Manhã de carnaval na Ria Formosa
Lembro-me que na minha infância adquiri, nem sei como, o hábito de percorrer de memória todo o meu dia antes de adormecer. Fazia-o todas as noites depois de apagar a luz. Adormecia assim; possivelmente, muitas vezes, muito antes de terminar essa reflexão espontânea. Também me acontecia ficar na cama de manhã a completar ou a reeditar a revisão dos acontecimentos da véspera. Interroguei-me muitas vezes porque o fazia, quase compulsivamente, e para que serviam essas memórias assim guardadas - hoje, numa linguagem de arquivista, diria, devidamente catalogadas e indexadas. Acho que tinha uma memória prodigiosa e era capaz de localizar qualquer evento:
foi no dia que a vizinha Rosa partiu o pé, andava a apanhar azeitona e caiu da oliveira; eu trazia um papel escrito da professora para a mãe ir falar com ela; não dizia para quê, mas eu sabia que era por causa de ainda não ter levado o dinheiro para comprar o livro de religião e moral, 'A nossa história divina' que o padre Octávio tinha levado para a escola, uma caixa cheia deles; nessa tarde briguei com o Luciano e quando rebolámos pelo chão na refrega apanhei com um bafo de mau hálito que cheirava ao mesmo que um alguidar de tripas da matança do porco, no domingo passado.
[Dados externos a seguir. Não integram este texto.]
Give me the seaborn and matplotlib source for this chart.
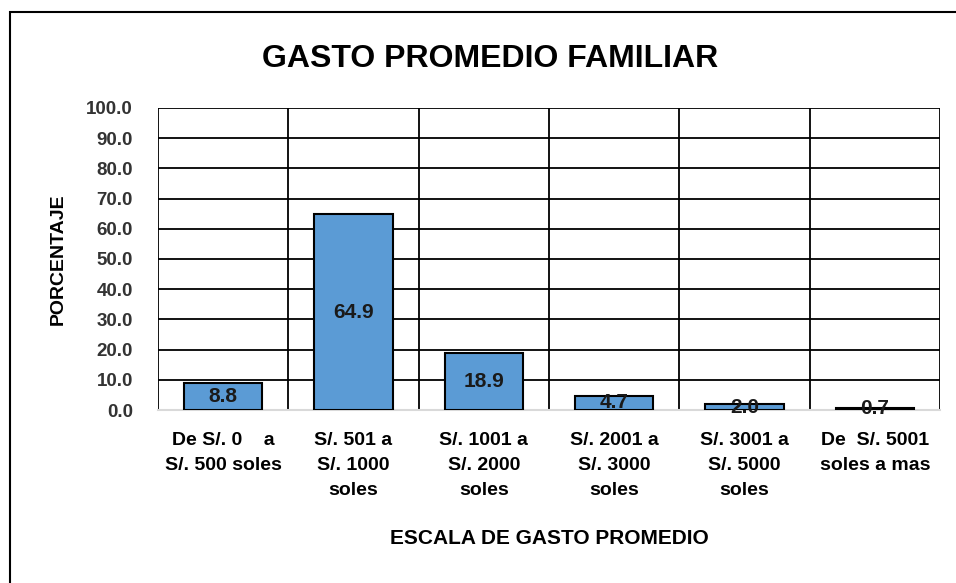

Os acontecimentos eram assim guardados agarrados uns aos outros e depois vinham com as cerejas e as conversas.
Muito mais tarde compreendi para que serviam afinal essas memórias. Compreendi que as coisas de que nos lembramos também servem para nos fazer felizes e infelizes. Sim, uma coisa e o seu contrário.
E eu que tinha dantes uma memória daquelas estou agora a tentar lembrar-me para que é que comecei a escrever isto. Dever ser... pois, deve ser por isso mesmo.